The battle of Angora and its significance to Byzantium. Meanwhile, the fruitless stay of Manuel in Paris began to seem endless. At this time an event which had taken place in Asia Minor induced the Emperor to leave France at once and to return to Constantinople. In July, 1402, was fought the famous battle of Angora, by which Timur (Tamerlane) defeated Bayazid and thereby relieved Constantinople from immediate danger. The news of this exceedingly important event reached Paris only two and a half months after the battle. The Emperor prepared quickly for his return journey and came back to the capital via Genoa and Venice after three years and a half of absence. The Slavonic city on the Adriatic, Ragusa (Dubrovnik), hoping that the Emperor would stop there on his way home, made elaborate preparations to welcome him. But he passed by without stopping. In memory of his stay in France, he presented to the abbey of St.
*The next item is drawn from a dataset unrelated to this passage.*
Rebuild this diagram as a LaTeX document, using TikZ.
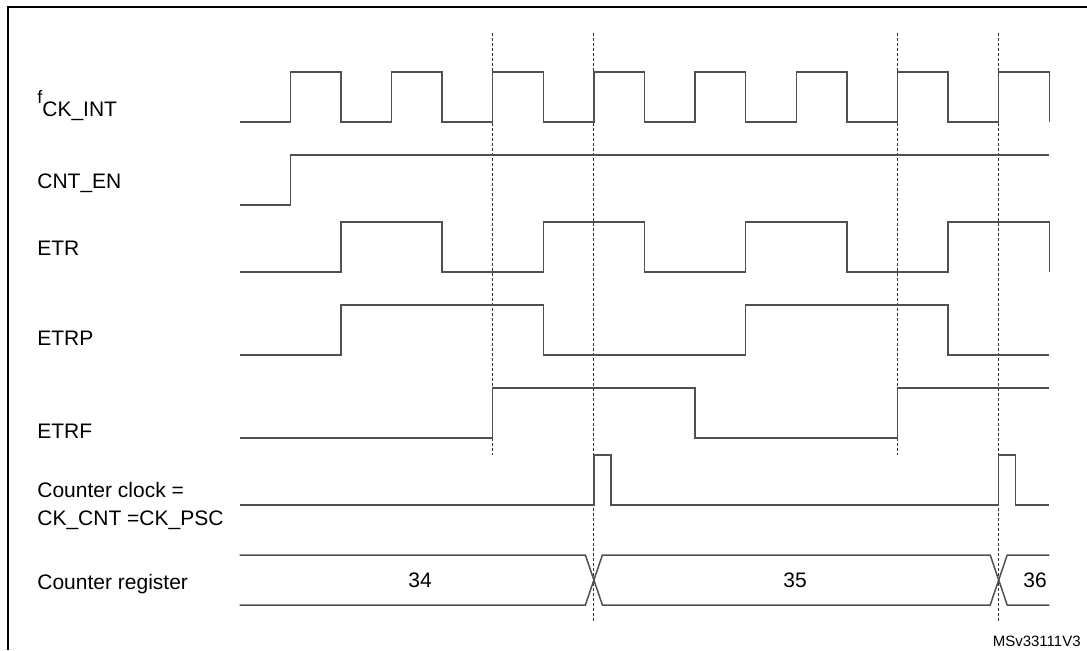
\documentclass[tikz,border=0pt]{standalone}
\usepackage{xcolor}
\usepackage{fontspec}
\setmainfont{Liberation Sans}
\usetikzlibrary{arrows}

\definecolor{sig}{RGB}{80,80,80}

\begin{document}
\begin{tikzpicture}[x=0.5pt,y=-0.5pt,
    lbl/.style={font=\fontsize{10.5}{14}\selectfont,inner sep=0pt},
    wave/.style={draw=sig,line width=0.75pt},
    guide/.style={draw=black!80,line width=0.45pt,dash pattern=on 1.5pt off 1pt}]
\useasboundingbox (0,0) rectangle (1087,650);
\draw[line width=1.1pt] (8,650) -- (8,7) -- (1087,7);

\node[lbl,anchor=base west] (fck) at (37,116) {\raisebox{6.5pt}{\fontsize{9}{10}\selectfont f}CK\_INT};
\node[lbl,anchor=base west] (cnten) at (37,188.5) {CNT\_EN};
\node[lbl,anchor=base west] (etr) at (37,255) {ETR};
\node[lbl,anchor=base west] (etrp) at (37,345.5) {ETRP};
\node[lbl,anchor=base west] (etrf) at (37,438.5) {ETRF};
\node[lbl,anchor=west,align=left] (ckcnt) at (37,506) {Counter clock =\\CK\_CNT =CK\_PSC};
\node[lbl,anchor=base west] (cntreg) at (37,589.5) {Counter register};

\begin{scope}[xshift=119.85pt,x=25.3pt]
\draw[guide] (5,33) -- (5,455);
\draw[guide] (13,33) -- (13,455);
\draw[guide] (7,33) -- (7,622);
\draw[guide] (15,33) -- (15,622);

\draw[wave] (0,122) -| (1,72) -| (2,122) -| (3,72) -| (4,122) -| (5,72) -| (6,122) -| (7,72) -| (8,122)
    -| (9,72) -| (10,122) -| (11,72) -| (12,122) -| (13,72) -| (14,122) -| (15,72) -| (16,122);
\draw[wave] (0,205) -| (1,155) -- (16,155);
\draw[wave] (0,272) -| (2,222) -| (4,272) -| (6,222) -| (8,272) -| (10,222) -| (12,272) -| (14,222) -| (16,272);
\draw[wave] (0,355) -| (2,305) -| (6,355) -| (10,305) -| (14,355) -- (16,355);
\draw[wave] (0,438) -| (5,388) -| (9,438) -| (13,388) -- (16,388);
\draw[wave] (0,505) -| (7,455) -| (7.333,505) -| (15,455) -| (15.333,505) -- (16,505);
\draw[wave] (0,555) -- (6.832,555) -- (7.168,605) -- (14.832,605) -- (15.168,555) -- (16,555);
\draw[wave] (0,605) -- (6.832,605) -- (7.168,555) -- (14.832,555) -- (15.168,605) -- (16,605);
\end{scope}

\node[lbl] (v34) at (420,580) {34};
\node[lbl] (v35) at (795,580) {35};
\node[lbl] (v36) at (1035,580) {36};

\node[lbl,font=\fontsize{7.5}{9}\selectfont,anchor=base east] (ref) at (1081,646) {MSv33111V3};
\end{tikzpicture}
\end{document}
Denis near Paris an illuminated manuscript of Dionysius the Areopagite, preserved today in the Louvre. Among the miniatures of this manuscript is the picture of the Emperor, his wife, and their three sons. Manuel's picture is of great interest, because the Turks found and admired in his features a strong resemblance to Muhammed, the founder of Islam. Bayazid, reported the Byzantine historian Phrantzes, said of Manuel: One who does not know that he is Emperor would say from his appearance that he is Emperor.

The fruitlessness of Manuel's journey to western Europe, as far as the substantial needs of the Empire were concerned, is evident; both historians and chroniclers of the time recognized the lack of result and pointed it out in their annals. But this journey is of great interest examined from the point of view of the information acquired by western Europe about the Byzantine Empire in the period of its fall. This journey is an episode in the cultural intercourse between West and East at the end of the fourteenth and beginning of the fifteenth century, in the epoch of the Italian Renaissance.

The battle of Angora had great importance for the last days of the Byzantine Empire. Towards the end of the fourteenth century, the Mongol empire, which had fallen into pieces, was unified again under the power of Timur or Tamerlane (Timur-Lenk, which means in translation iron-lame, Timur the Lame). Timur had undertaken on a large scale many devastating expeditions into southern Russia, northern India, Mesopotamia, Persia, and Syria. His marches were accompanied by atrocious cruelties. Thousands of men were slain, cities ruined, fields destroyed, A Byzantine historian wrote: When Timur's Mongols left one city to go to another, they left it so deserted and abandoned, that in it was heard neither barking of dog, nor cackling of fowl, nor cry of child.